▸ **Code that draws figures**
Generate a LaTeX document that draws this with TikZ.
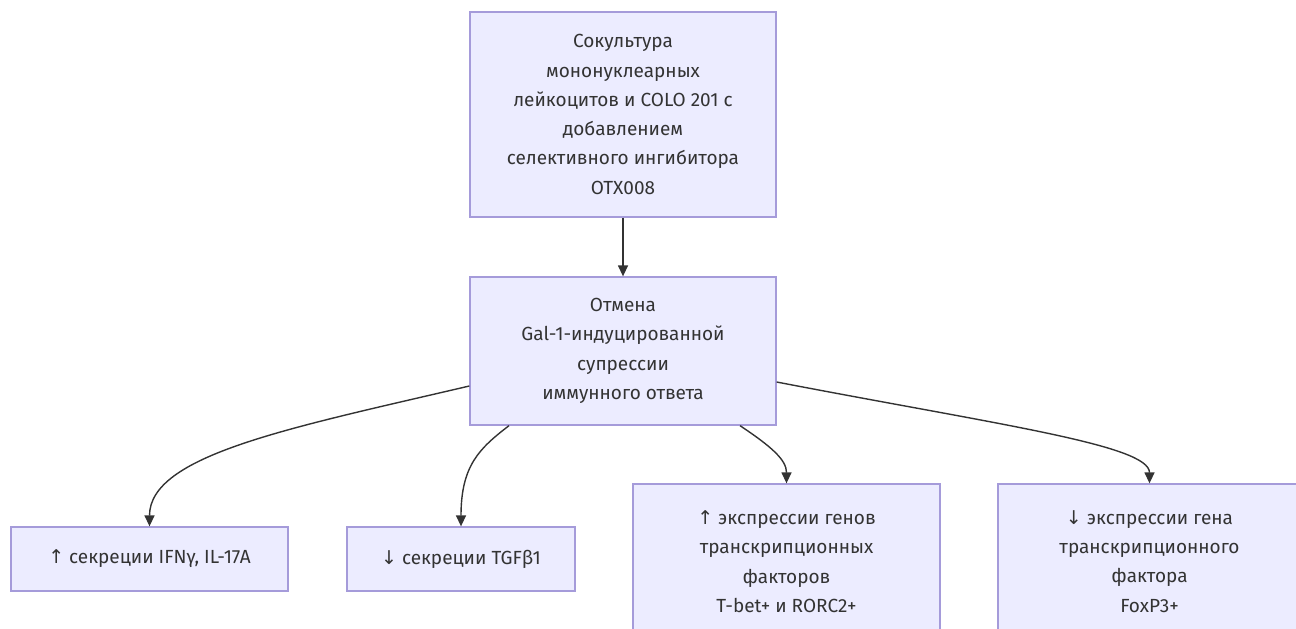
\documentclass[tikz,border=0pt]{standalone}
\usepackage{fontspec}
\setmainfont{Fira Sans}
\newfontfamily\arrowfont{DejaVu Sans}
\usetikzlibrary{arrows.meta}
\definecolor{boxfill}{HTML}{ECECFF}
\definecolor{boxline}{HTML}{A59BDA}
\definecolor{inkgray}{HTML}{333333}
\tikzset{
	flowbox/.style={draw=boxline, fill=boxfill, line width=1.3pt, text=inkgray, align=center,
		font=\fontsize{19}{29.3}\selectfont, inner sep=0pt},
	edge/.style={draw=inkgray, line width=1.4pt, -{Triangle[length=11pt,width=10pt]}},
}
\begin{document}
\begin{tikzpicture}[x=1pt, y=-1pt]
			%%%%% START %%%%%
			
			\clip (0, 0) rectangle (1296, 629);
			
			\node[flowbox, minimum width=306pt, minimum height=205pt] (cocult) at (623, 114.5)
				{Сокультура\\мононуклеарных\\лейкоцитов и COLO 201 с\\добавлением\\селективного ингибитора\\OTX008};
			\node[flowbox, minimum width=306pt, minimum height=148pt] (cancel) at (623, 351)
				{Отмена\\Gal-1-индуцированной\\супрессии\\иммунного ответа};
			
			\node[flowbox, minimum width=277pt, minimum height=64pt] (ifng) at (149.5, 559)
				{{\arrowfont ↑} секреции IFNγ, IL-17A};
			\node[flowbox, minimum width=228pt, minimum height=64pt] (tgfb) at (461, 559)
				{{\arrowfont ↓} секреции TGFβ1};
			\node[flowbox, minimum width=307pt, minimum height=155pt] (tbet) at (786.5, 561.5)
				{{\arrowfont ↑} экспрессии генов\\транскрипционных\\факторов\\T-bet+ и RORC2+};
			\node[flowbox, minimum width=303pt, minimum height=155pt] (foxp) at (1149.5, 561.5)
				{{\arrowfont ↓} экспрессии гена\\транскрипционного\\фактора\\FoxP3+};
			
			\draw[edge] (cocult) -- (cancel);
			
			\draw[edge] ([yshift=-35pt]cancel.west) .. controls (290, 428) and (149.5, 455) .. (ifng.north);
			\draw[edge] ([xshift=-114pt]cancel.south) .. controls (480, 448) and (461, 465) .. (tgfb.north);
			\draw[edge] ([xshift=117pt]cancel.south) .. controls (772, 447) and (786.5, 460) .. (tbet.north);
			\draw[edge] ([yshift=-31pt]cancel.east) .. controls (1000, 425) and (1149.5, 445) .. (foxp.north);
			
			%%%%% END %%%%%
\end{tikzpicture}
\end{document}
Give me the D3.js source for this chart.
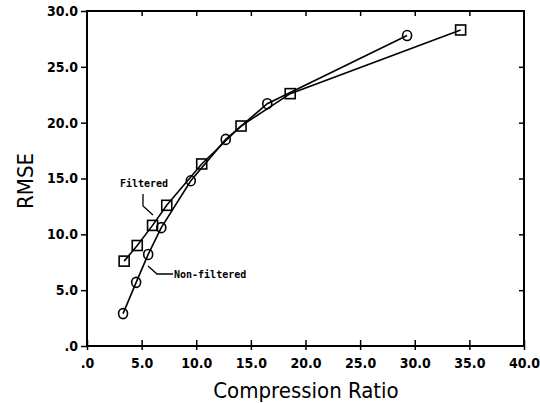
<!DOCTYPE html>
<html>
<head>
<style>
  body {
    margin: 0;
    background-color: #fff;
  }

  .tick-label {
    font-family: "DejaVu Sans Condensed", "DejaVu Sans", sans-serif;
    font-stretch: condensed;
    font-size: 14px;
    font-weight: bold;
    fill: #000;
  }

  .axis-title {
    font-family: "DejaVu Sans Condensed", "DejaVu Sans", sans-serif;
    font-stretch: condensed;
    font-size: 22px;
    fill: #000;
  }

  .note {
    font-family: "DejaVu Sans Mono", monospace;
    font-size: 10px;
    font-weight: bold;
    fill: #000;
  }
</style>
  <script src="https://d3js.org/d3.v7.min.js"></script>
</head>
<body>
<script>
// RMSE vs compression ratio, filtered and non-filtered
const xTicks = [0, 5, 10, 15, 20, 25, 30, 35, 40];
const yTicks = [0, 5, 10, 15, 20, 25, 30];

const filteredX = [3.4, 4.6, 6.0, 7.3, 10.5, 14.1, 18.6, 34.2];
const filteredY = [7.6, 9.0, 10.8, 12.6, 16.3, 19.7, 22.6, 28.3];

const nonFilteredX = [3.3, 4.5, 5.6, 6.8, 9.5, 12.7, 16.5, 29.3];
const nonFilteredY = [2.9, 5.7, 8.2, 10.6, 14.8, 18.5, 21.7, 27.8];

const width = 540;
const height = 404;
const margin = { top: 11, right: 16, bottom: 58, left: 87 };

const svg = d3.select('body')
  .append('svg')
  .attr('width', width)
  .attr('height', height);

const x = d3.scaleLinear()
  .domain([0, 40])
  .range([margin.left, width - margin.right]);

const y = d3.scaleLinear()
  .domain([0, 30])
  .range([height - margin.bottom, margin.top]);

const fmt = (v) => v === 0 ? '.0' : v.toFixed(1);

// frame
svg.append('rect')
  .attr('x', x(0))
  .attr('y', y(30))
  .attr('width', x(40) - x(0))
  .attr('height', y(0) - y(30))
  .attr('fill', 'none')
  .attr('stroke', '#000')
  .attr('stroke-width', 2);

// bottom axis, ticks cross the line
const bottomAxis = svg.append('g')
  .attr('transform', `translate(0,${y(0)})`)
  .call(d3.axisBottom(x).tickValues(xTicks).tickFormat(fmt).tickSize(4).tickPadding(8));
bottomAxis.select('.domain').remove();
bottomAxis.selectAll('.tick line').attr('y1', -6).attr('stroke-width', 1.5);
bottomAxis.selectAll('.tick text').attr('class', 'tick-label');
bottomAxis.attr('font-size', null).attr('font-family', null);

// left axis, ticks outside
const leftAxis = svg.append('g')
  .attr('transform', `translate(${x(0)},0)`)
  .call(d3.axisLeft(y).tickValues(yTicks).tickFormat(fmt).tickSize(6).tickPadding(3));
leftAxis.select('.domain').remove();
leftAxis.selectAll('.tick line').attr('stroke-width', 1.5);
leftAxis.selectAll('.tick text').attr('class', 'tick-label');
leftAxis.attr('font-size', null).attr('font-family', null);

// top and right: inward ticks only
const topAxis = svg.append('g')
  .attr('transform', `translate(0,${y(30)})`)
  .call(d3.axisTop(x).tickValues(xTicks.slice(1, -1)).tickFormat('').tickSize(-5));
topAxis.select('.domain').remove();
topAxis.selectAll('.tick line').attr('stroke-width', 1.5);

const rightAxis = svg.append('g')
  .attr('transform', `translate(${x(40)},0)`)
  .call(d3.axisRight(y).tickValues(yTicks.slice(1, -1)).tickFormat('').tickSize(-5));
rightAxis.select('.domain').remove();
rightAxis.selectAll('.tick line').attr('stroke-width', 1.5);

// axis titles
svg.append('text')
  .attr('class', 'axis-title')
  .attr('x', 306)
  .attr('y', 398)
  .attr('text-anchor', 'middle')
  .text('Compression Ratio');

svg.append('text')
  .attr('class', 'axis-title')
  .attr('transform', 'translate(33,181) rotate(-90)')
  .attr('text-anchor', 'middle')
  .text('RMSE');

const line = d3.line()
  .x(d => x(d[0]))
  .y(d => y(d[1]));

const filtered = d3.zip(filteredX, filteredY);
const nonFiltered = d3.zip(nonFilteredX, nonFilteredY);

[filtered, nonFiltered].forEach(series => {
  svg.append('path')
    .datum(series)
    .attr('d', line)
    .attr('fill', 'none')
    .attr('stroke', '#000')
    .attr('stroke-width', 1.6);
});

svg.selectAll('.sq')
  .data(filtered)
  .join('rect')
  .attr('class', 'sq')
  .attr('x', d => x(d[0]) - 5)
  .attr('y', d => y(d[1]) - 5)
  .attr('width', 10)
  .attr('height', 10)
  .attr('fill', 'none')
  .attr('stroke', '#000')
  .attr('stroke-width', 1.6);

svg.selectAll('.circ')
  .data(nonFiltered)
  .join('ellipse')
  .attr('class', 'circ')
  .attr('cx', d => x(d[0]))
  .attr('cy', d => y(d[1]))
  .attr('rx', 4.5)
  .attr('ry', 5)
  .attr('fill', 'none')
  .attr('stroke', '#000')
  .attr('stroke-width', 1.6);

// annotations with leader lines
svg.append('text')
  .attr('class', 'note')
  .attr('x', 144)
  .attr('y', 187)
  .attr('text-anchor', 'middle')
  .text('Filtered');

svg.append('path')
  .attr('d', 'M143,194 L143,206 L153,215')
  .attr('fill', 'none')
  .attr('stroke', '#000')
  .attr('stroke-width', 1.3);

svg.append('text')
  .attr('class', 'note')
  .attr('x', 174)
  .attr('y', 278)
  .text('Non-filtered');

svg.append('path')
  .attr('d', 'M148,266 L157,274 L173,274')
  .attr('fill', 'none')
  .attr('stroke', '#000')
  .attr('stroke-width', 1.3);
</script>
</body>
</html>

▸ **Problem requirements**
Output nothing but the number of lines in the data containing the string "this".

▸ **Solution**
2